Yes, they may one day decide to sell or destroy the data of the dead, but they already abuse the data of the living.
As with much academic writing, Öhman poses a lot of questions and offers little in the way of solutions. He posits that no business should have the responsibility of deciding what to do with our digital remains, nor should any public institution.
Instead, he says this problem should be dealt with collectively, with “as many people and perspectives as possible be part of the question.” He exhorts us, “Now is the time to start building such systems.” But what those systems look like is still mysterious to him.
In one evocative section, however, Öhman comes close to an answer. He details the death practices of an early Paleolithic people called the Natufians, who lived among the skulls of their loved ones that they decorated with plaster and seashells.
Before them, hunter gatherers left the bodies of their loved ones to decay in the wild. But once people occupied permanent dwellings, they had to invent funerary practices. “Like the Paleolithic tribes before us, we must learn to live with a new kind of presence of the dead,” he says.
“We are the new Natufians,” Öhman writes.

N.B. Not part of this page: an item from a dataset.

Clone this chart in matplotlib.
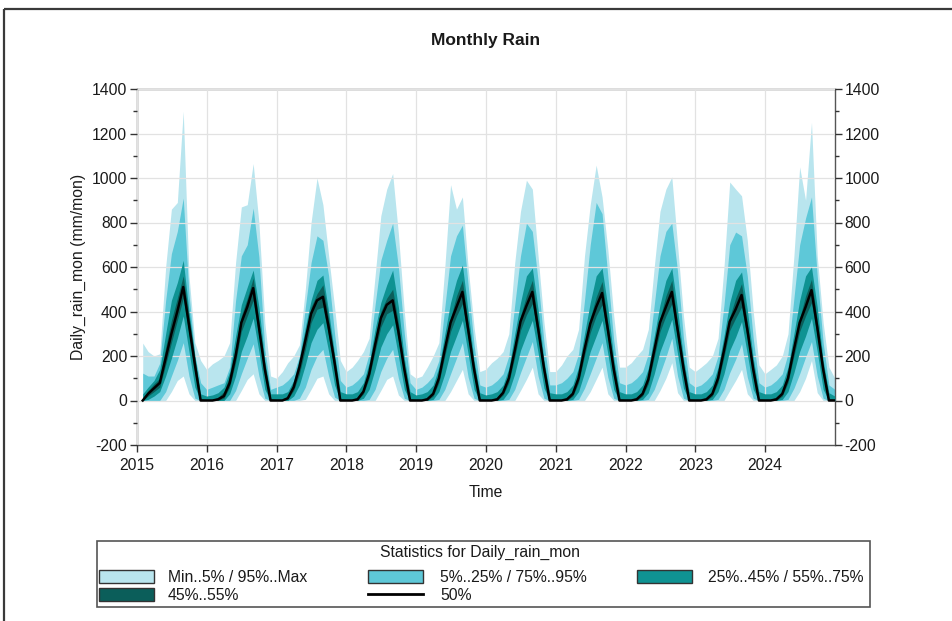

I take this to mean that we are entering an era where we will be surrounded by the digital remains of our friends and family whether we like it or not.
It suggests that we are in the nascent stages of reckoning with an uncomfortable truth: The people we love will die, but their data will continue to live indefinitely, digital ghosts in the cloud.
At the moment, there’s nothing stopping the Metas and Googles of the world from exploiting them – or perhaps worse, erasing them permanently.